Key Technical Controls

  • Network Segmentation: Organizations not conducting an annual segmentation test to verify that controls are working as intended to truly separate the Card Data Environment from all other company networks. The annual segmentation test can also be included in the annual internal Penetration Test.
  • Two Factor Authentication for Remote Access: Not requiring administrators to use Multi-Factor Authentication (i.e. requiring a user to input a code received on a cellphone or physical token) to log into the corporate network whenever not at the office, directly connected to the corporate network.
  • Central Log Server: Not using a separate log server for devices to send system and audit logs to. Without this in place, hackers can clear out the logs on compromised systems to try and cover their tracks during a breach.
  • File Integrity Monitoring: Not having some sort of change-detection mechanism by observing system settings and monitored files, as well as reviewing results from monitoring activities.
    • Examples of files that should be monitored:
      • System executables
      • Application executables
      • Configuration and parameter files
      • Centrally stored, historical or archived, log and audit files
      • Additional critical files determined by the entity (for example, through risk assessment or other means)
  • IDS / IPS: Not having intrusion detection or prevention solutions in place. This can often be accomplished by enabling an IDS/IPS solution on an already existing firewall.
  • Rouge Wireless Detection: Not having a process, either manually walking around or using an automated tool, to test for the presence of wireless access points, and detect and identify all authorized and unauthorized wireless access points on a quarterly basis. (The asset inventory mentioned above will help achieve compliance with this control).
  • Vulnerability Scanning: Not conducting an external vulnerability scan by an Approved-Scanning Vendor (ASV), at least every three months. Not conducting an internal vulnerability scan. There should be four internal and four external* vulnerability scans available for the assessor to review. 

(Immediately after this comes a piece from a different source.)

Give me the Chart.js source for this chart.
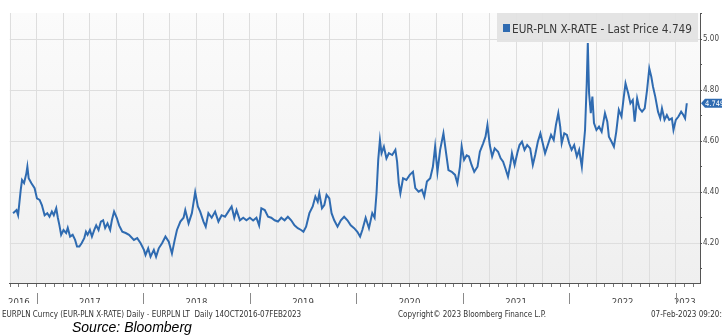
<!DOCTYPE html>
<html>
<head>
<meta charset="utf-8">
<script src="https://cdn.jsdelivr.net/npm/chart.js@4.4.1/dist/chart.umd.min.js"></script>
<style>
  html, body { margin: 0; padding: 0; background: #fff; }
  #wrap { width: 722px; height: 336px; position: relative; }
</style>
</head>
<body>
<div id="wrap"><canvas id="fx" width="722" height="336"></canvas></div>
<script>
// EUR-PLN fixing (dates as decimal years)
const dates = [
  2016.779, 2016.811, 2016.826, 2016.851, 2016.863, 2016.882, 2016.904, 2016.913, 2016.925, 2016.951,
  2016.981, 2017.003, 2017.028, 2017.049, 2017.075, 2017.100, 2017.121, 2017.143, 2017.161, 2017.184,
  2017.199, 2017.214, 2017.230, 2017.252, 2017.277, 2017.292, 2017.314, 2017.338, 2017.361, 2017.379,
  2017.401, 2017.422, 2017.447, 2017.463, 2017.478, 2017.500, 2017.519, 2017.541, 2017.559, 2017.581,
  2017.603, 2017.624, 2017.643, 2017.665, 2017.690, 2017.706, 2017.727, 2017.752, 2017.774, 2017.804,
  2017.836, 2017.867, 2017.913, 2017.944, 2017.976, 2018.007, 2018.022, 2018.047, 2018.069, 2018.100,
  2018.121, 2018.146, 2018.177, 2018.209, 2018.240, 2018.270, 2018.296, 2018.317, 2018.349, 2018.379,
  2018.395, 2018.426, 2018.457, 2018.488, 2018.513, 2018.535, 2018.566, 2018.587, 2018.612, 2018.643,
  2018.675, 2018.706, 2018.736, 2018.768, 2018.799, 2018.830, 2018.855, 2018.876, 2018.908, 2018.939,
  2018.969, 2019.001, 2019.032, 2019.063, 2019.088, 2019.109, 2019.141, 2019.172, 2019.202, 2019.234,
  2019.265, 2019.296, 2019.327, 2019.358, 2019.389, 2019.420, 2019.451, 2019.482, 2019.504, 2019.529,
  2019.560, 2019.591, 2019.616, 2019.638, 2019.653, 2019.678, 2019.700, 2019.721, 2019.747, 2019.768,
  2019.793, 2019.824, 2019.855, 2019.886, 2019.917, 2019.948, 2019.980, 2020.010, 2020.036, 2020.057,
  2020.088, 2020.119, 2020.150, 2020.172, 2020.190, 2020.206, 2020.222, 2020.237, 2020.259, 2020.283,
  2020.306, 2020.337, 2020.367, 2020.383, 2020.399, 2020.414, 2020.439, 2020.470, 2020.502, 2020.532,
  2020.554, 2020.585, 2020.616, 2020.638, 2020.663, 2020.694, 2020.719, 2020.740, 2020.762, 2020.787,
  2020.818, 2020.843, 2020.865, 2020.896, 2020.927, 2020.949, 2020.973, 2020.989, 2021.012, 2021.036,
  2021.057, 2021.082, 2021.107, 2021.138, 2021.160, 2021.191, 2021.213, 2021.231, 2021.253, 2021.275,
  2021.299, 2021.331, 2021.355, 2021.378, 2021.399, 2021.424, 2021.448, 2021.461, 2021.486, 2021.511,
  2021.532, 2021.555, 2021.579, 2021.604, 2021.632, 2021.657, 2021.679, 2021.704, 2021.728, 2021.750,
  2021.772, 2021.803, 2021.828, 2021.853, 2021.874, 2021.896, 2021.914, 2021.928, 2021.952, 2021.977,
  2021.998, 2022.021, 2022.045, 2022.070, 2022.092, 2022.117, 2022.147, 2022.163, 2022.173, 2022.185,
  2022.201, 2022.216, 2022.231, 2022.254, 2022.278, 2022.303, 2022.334, 2022.356, 2022.371, 2022.396,
  2022.418, 2022.440, 2022.464, 2022.489, 2022.511, 2022.527, 2022.552, 2022.573, 2022.595, 2022.613,
  2022.636, 2022.657, 2022.682, 2022.707, 2022.729, 2022.750, 2022.769, 2022.785, 2022.806, 2022.832,
  2022.853, 2022.869, 2022.893, 2022.915, 2022.937, 2022.962, 2022.977, 2022.999, 2023.024, 2023.049,
  2023.070, 2023.086, 2023.102
];
const rates = [
  4.318, 4.330, 4.310, 4.410, 4.448, 4.436, 4.475, 4.500, 4.455, 4.435,
  4.416, 4.376, 4.370, 4.350, 4.310, 4.318, 4.304, 4.324, 4.310, 4.337,
  4.300, 4.270, 4.233, 4.252, 4.240, 4.260, 4.226, 4.233, 4.213, 4.187,
  4.187, 4.200, 4.220, 4.245, 4.233, 4.252, 4.226, 4.252, 4.270, 4.252,
  4.285, 4.290, 4.260, 4.278, 4.252, 4.290, 4.324, 4.300, 4.270, 4.245,
  4.240, 4.233, 4.213, 4.220, 4.200, 4.174, 4.154, 4.180, 4.147, 4.174,
  4.147, 4.180, 4.200, 4.226, 4.206, 4.160, 4.213, 4.252, 4.285, 4.300,
  4.330, 4.278, 4.318, 4.400, 4.344, 4.324, 4.285, 4.265, 4.318, 4.300,
  4.324, 4.285, 4.310, 4.304, 4.324, 4.344, 4.300, 4.330, 4.290, 4.300,
  4.290, 4.300, 4.289, 4.300, 4.270, 4.337, 4.330, 4.304, 4.300, 4.290,
  4.285, 4.300, 4.290, 4.304, 4.290, 4.270, 4.259, 4.252, 4.245, 4.265,
  4.318, 4.344, 4.383, 4.363, 4.396, 4.337, 4.350, 4.390, 4.376, 4.318,
  4.290, 4.265, 4.290, 4.304, 4.290, 4.270, 4.259, 4.245, 4.226, 4.252,
  4.300, 4.259, 4.318, 4.300, 4.396, 4.527, 4.605, 4.553, 4.579, 4.533,
  4.553, 4.546, 4.566, 4.520, 4.435, 4.396, 4.455, 4.448, 4.468, 4.480,
  4.416, 4.402, 4.410, 4.383, 4.442, 4.455, 4.500, 4.579, 4.480, 4.566,
  4.631, 4.553, 4.487, 4.480, 4.468, 4.435, 4.500, 4.580, 4.527, 4.545,
  4.540, 4.507, 4.480, 4.500, 4.559, 4.592, 4.618, 4.664, 4.585, 4.540,
  4.572, 4.559, 4.533, 4.520, 4.494, 4.461, 4.514, 4.553, 4.507, 4.553,
  4.585, 4.598, 4.566, 4.585, 4.572, 4.507, 4.546, 4.598, 4.631, 4.592,
  4.553, 4.592, 4.625, 4.605, 4.664, 4.710, 4.657, 4.592, 4.631, 4.625,
  4.592, 4.566, 4.585, 4.540, 4.566, 4.500, 4.644, 4.827, 4.985, 4.788,
  4.710, 4.775, 4.671, 4.644, 4.657, 4.637, 4.710, 4.677, 4.618, 4.598,
  4.579, 4.637, 4.723, 4.697, 4.775, 4.827, 4.788, 4.749, 4.762, 4.677,
  4.768, 4.729, 4.716, 4.729, 4.800, 4.886, 4.853, 4.814, 4.775, 4.716,
  4.690, 4.729, 4.684, 4.703, 4.684, 4.690, 4.644, 4.684, 4.697, 4.716,
  4.703, 4.690, 4.749
];

const yTicks = [4.1, 4.2, 4.3, 4.4, 4.5, 4.6, 4.7, 4.8, 4.9, 5.0, 5.1];
const years = [2016, 2017, 2018, 2019, 2020, 2021, 2022, 2023];

const seriesName = 'EUR-PLN X-RATE';
const footerLeft = 'EURPLN Curncy (EUR-PLN X-RATE) Daily - EURPLN LT  Daily 14OCT2016-07FEB2023';
const footerMid = 'Copyright\u00a9 2023 Bloomberg Finance L.P.';
const footerRight = '07-Feb-2023 09:20:11';
const sourceText = 'Source: Bloomberg';

const xMin = 2016.748, xMax = 2023.226;
const yMin = 4.044, yMax = 5.103;

const narrow = "'Liberation Sans Narrow', 'DejaVu Sans Condensed', 'Arial Narrow', sans-serif";
const lineBlue = '#2f6bb1';

// month ticks along the bottom axis
let monthTicks = [];
years.forEach(y => {
    for (let m = 0; m < 12; m++) {
        let v = y + m / 12;
        if (v >= xMin && v <= xMax) monthTicks.push(v);
    }
});

// which month carries the year label (middle of the visible part of the year)
function labelMonth(y) {
    let mid = (Math.max(y, xMin) + Math.min(y + 1, xMax)) / 2;
    return Math.round((mid - y) * 12);
}

function splitTick(v) {
    let y = Math.floor(v + 1e-6);
    let m = Math.round((v - y) * 12);
    return { y: y, m: m };
}

const chromePlugin = {
    id: 'bbgChrome',
    beforeDraw(chart) {
        const { ctx, chartArea: a } = chart;
        const g = ctx.createLinearGradient(0, a.top, 0, a.bottom);
        g.addColorStop(0, '#fbfbfb');
        g.addColorStop(1, '#efefef');
        ctx.save();
        ctx.fillStyle = g;
        ctx.fillRect(a.left, a.top, a.right - a.left, a.bottom - a.top);
        ctx.restore();
    },
    afterDraw(chart) {
        const { ctx, chartArea: a } = chart;
        const xs = chart.scales.x;
        const ys = chart.scales.y;
        ctx.save();

        // year separators under the axis
        ctx.strokeStyle = '#8a8a8a';
        ctx.lineWidth = 1;
        years.forEach(y => {
            if (y <= xMin || y >= xMax) return;
            let px = Math.round(xs.getPixelForValue(y)) + 0.5;
            ctx.beginPath();
            ctx.moveTo(px, a.bottom + 10);
            ctx.lineTo(px, a.bottom + 21);
            ctx.stroke();
        });

        // footer lines
        ctx.fillStyle = '#333';
        ctx.textBaseline = 'alphabetic';
        ctx.font = '8px ' + narrow;
        ctx.fillText(footerLeft, 2, 317);
        ctx.fillText(footerMid, 398, 317);
        ctx.fillText(footerRight, 651, 317);

        ctx.fillStyle = '#000';
        ctx.font = 'italic 14px "Liberation Sans", Arial, sans-serif';
        ctx.fillText(sourceText, 72, 332);

        // legend box
        const last = rates[rates.length - 1];
        ctx.fillStyle = 'rgba(226,226,226,0.92)';
        ctx.fillRect(497, a.top, 201, 29);
        ctx.fillStyle = lineBlue;
        ctx.fillRect(503, 24, 7, 8);
        let txt = seriesName + ' - Last Price ' + last.toFixed(3);
        ctx.font = '12.5px ' + narrow;
        let w = ctx.measureText(txt).width;
        let target = 180;
        ctx.fillStyle = '#3a3a3a';
        ctx.translate(512, 32.5);
        if (w > target) ctx.scale(target / w, 1);
        ctx.fillText(txt, 0, 0);
        ctx.setTransform(1, 0, 0, 1, 0, 0);

        // last price tag on the right axis
        let py = ys.getPixelForValue(last);
        ctx.fillStyle = lineBlue;
        ctx.beginPath();
        ctx.moveTo(a.right + 1, py);
        ctx.lineTo(a.right + 5, py - 4.5);
        ctx.lineTo(722, py - 4.5);
        ctx.lineTo(722, py + 4.5);
        ctx.lineTo(a.right + 5, py + 4.5);
        ctx.closePath();
        ctx.fill();
        ctx.fillStyle = '#fff';
        ctx.font = '7.5px ' + narrow;
        ctx.textBaseline = 'middle';
        ctx.fillText(last.toFixed(3), a.right + 5, py + 0.5);

        ctx.restore();
    }
};

const points = dates.map((d, i) => ({ x: d, y: rates[i] }));

new Chart(document.getElementById('fx'), {
    type: 'line',
    data: {
        datasets: [{
            label: seriesName,
            data: points,
            borderColor: lineBlue,
            borderWidth: 2,
            pointRadius: 0,
            tension: 0,
            fill: false
        }]
    },
    options: {
        responsive: false,
        animation: false,
        devicePixelRatio: 1,
        layout: { padding: { left: 5, top: 13, right: 0, bottom: 33 } },
        plugins: {
            legend: { display: false },
            tooltip: { enabled: false }
        },
        scales: {
            x: {
                type: 'linear',
                min: xMin,
                max: xMax,
                afterFit: (scale) => { scale.height = 20; },
                afterBuildTicks: (scale) => {
                    scale.ticks = monthTicks.map(v => ({ value: v }));
                },
                grid: {
                    color: (ctx) => {
                        if (!ctx.tick) return 'rgba(0,0,0,0)';
                        return splitTick(ctx.tick.value).m % 3 === 0 ? '#dedede' : 'rgba(0,0,0,0)';
                    },
                    tickColor: '#777',
                    tickLength: 4,
                    lineWidth: 1
                },
                border: { display: true, color: '#555', width: 1 },
                ticks: {
                    autoSkip: false,
                    maxRotation: 0,
                    padding: 10,
                    color: '#444',
                    font: { family: narrow, size: 9.5 },
                    callback: (v) => {
                        let t = splitTick(v);
                        return t.m === labelMonth(t.y) ? String(t.y) : '';
                    }
                }
            },
            y: {
                type: 'linear',
                position: 'right',
                min: yMin,
                max: yMax,
                afterFit: (scale) => { scale.width = 22; },
                afterBuildTicks: (scale) => {
                    scale.ticks = yTicks.map(v => ({ value: v }));
                },
                grid: {
                    color: (ctx) => {
                        if (!ctx.tick) return 'rgba(0,0,0,0)';
                        return Math.round(ctx.tick.value * 10) % 2 === 0 ? '#dedede' : 'rgba(0,0,0,0)';
                    },
                    tickColor: '#555',
                    tickLength: 2
                },
                border: { display: true, color: '#555', width: 1 },
                ticks: {
                    padding: 1,
                    color: '#444',
                    font: { family: narrow, size: 8 },
                    callback: (v) => Math.round(v * 10) % 2 === 0 ? v.toFixed(2) : ''
                }
            }
        }
    },
    plugins: [chromePlugin]
});
</script>
</body>
</html>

*If you switch vulnerability scanning vendors, store the last four scans in an accessible location prior to switching to a new vendor, because not having scans available due to using a new tool is often not an acceptable excuse by your QSA.

PCI should be part of your annual work plan and not reserved for a once-a-year security check. In order to be compliant and truly keep sensitive credit card data secure, the requirements delineated within the PCI DSS Standards should be followed and managed throughout the year.

If you have fallen into any of the above PCI gaps, we hope that this list will provide a helpful bridge on your road to compliance.